Example: Impact of the New Holding Period on Capital Gains Tax
Let’s consider an example of how the holding period amendment affects the taxation of capital gains:
Details | Before Amendment | After Amendment |
---|---|---|
Asset Type | Immovable Property (Land) | Immovable Property (Land) |
Sale Price | ₹50,00,000 | ₹50,00,000 |
Cost of Acquisition | ₹20,00,000 | ₹20,00,000 |
Holding Period | 3 Years | 2 Years |
Capital Gain | ₹30,00,000 | ₹30,00,000 |
Tax Rate (STCG) | N/A | 30% |
Tax Rate (LTCG) | 20% (with indexation) | 20% (with indexation) |
Tax Treatment Before the Amendment:
- Since the property was held for more than 3 years, the gain of ₹30,00,000 was considered long-term capital gain and was taxed at 20% with indexation.

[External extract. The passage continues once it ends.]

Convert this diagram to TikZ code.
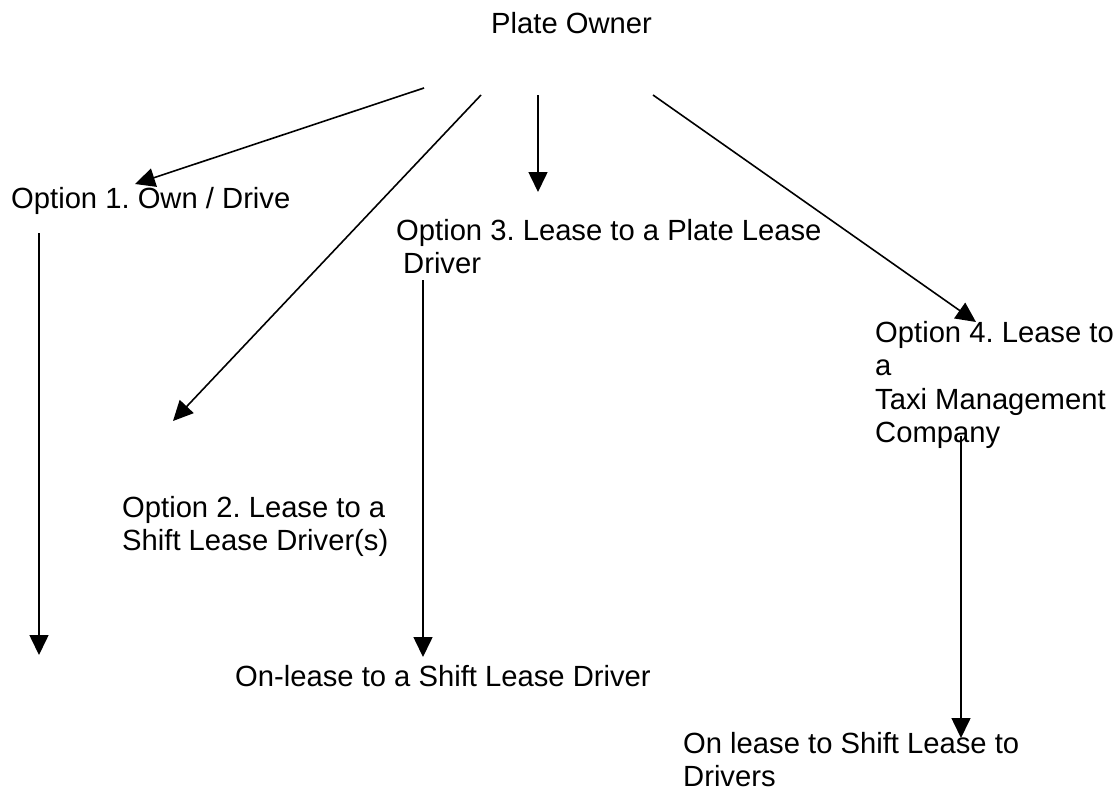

Tax Treatment After the Amendment:
- Since the property is now held for only 2 years, the gain of ₹30,00,000 will be considered short-term capital gain and taxed at 30%, which is higher than the previous tax rate for long-term gains.
Conclusion
The amendments in the Finance Act have significantly impacted the classification of immovable property assets for tax purposes by reducing the holding period from three years to two years to qualify for long-term capital gains treatment. This change has the following implications:
- Immovable properties held for two years or less will now be taxed as short-term capital gains (STCG) at a higher rate of 30%.
- Properties held for more than two years will still qualify for long-term capital gains (LTCG), benefiting from a lower tax rate of 20% and the indexation benefit.
The reduction in the holding period affects the tax liability for individuals and entities involved in the sale of immovable property. It’s essential for taxpayers to be aware of these changes to optimize their capital gains tax planning and make informed decisions when selling property.